PSD2: Brits don't trust retailers and social media platforms with bank details
02 October 2017 | 11919 views | 12
As the revised Payments Service Directive (PSD2) nears, research from Accenture suggests that banks still have a strong trust advantage over third-party providers, with a clear majority of Brits unwilling to share their financial data with the likes of retailers and social media platforms.
Less than six months away, PSD2 will enable people across Europe to share their financial data securely with both banks and third parties, making it easier to transfer funds, compare products and manage their accounts - without their bank’s involvement.
But a survey of more than 2000 UK consumers suggests that banks should not worry too much about being cut out of the picture, with 69% saying that they will not share their account information with third-party providers. In fact, more than half say they will never change their existing banking habits and adopt open banking.
Nearly three quarters of those quizzed are reluctant to share personal financial information with retailers, while 93% are not keen on handing over their bank data to social media firms like Twitter and Facebook.
Trust in these outfits as providers of payments services is also low, with the majority of consumers saying they would be unwilling to initiate a payment through online platforms (58%) and social-media companies (82%).
Fear of fraud is the main obstacle that new players must overcome, with 85% saying that this is the biggest barrier to them sharing account information. Data protection risks and the potential for cyber attacks or viruses are also major concerns for those considering open banking.
Jeremy Light, lead, payment services practice, Europe, Accenture, says: "Until new entrants to the financial services sector can earn consumers’ trust, banks can draw on their extensive heritage to secure an important early advantage."
However, banks should not be complacent, says Accenture, noting that the appetite for open banking is higher among younger people. More than a third of Gen Z respondents — those born after 1996 — describe themselves as likely to use open banking instead of their usual method of payment in the future, compared with just 13% of Baby Boomers.

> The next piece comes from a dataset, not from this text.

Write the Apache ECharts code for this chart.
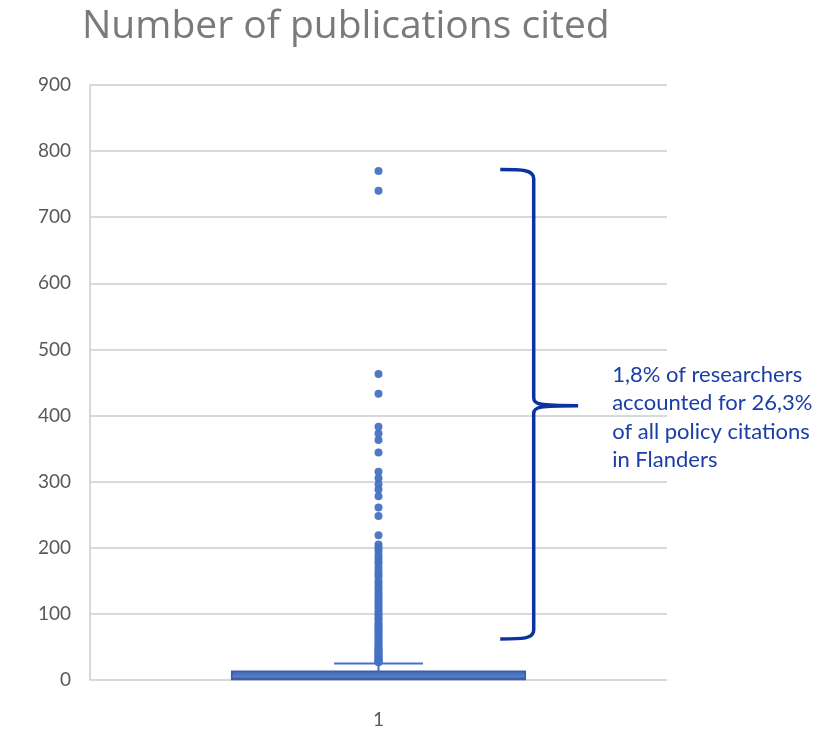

The generational divide is also evident among the one-third of consumers willing to give online retailers permission to initiate payments directly from their bank account using either apps or websites. This figure rises to 42% among millennials (those born between 1980 and 1995) and 52% among Gen Zers.
"If banks move too slowly to adapt to this transformed open banking landscape, they could miss out on the platform-based business models and the strategies they enable. In short, banks will need to up their digital game or risk failing to meet growing consumer demand for a seamless digital experience," warns Light.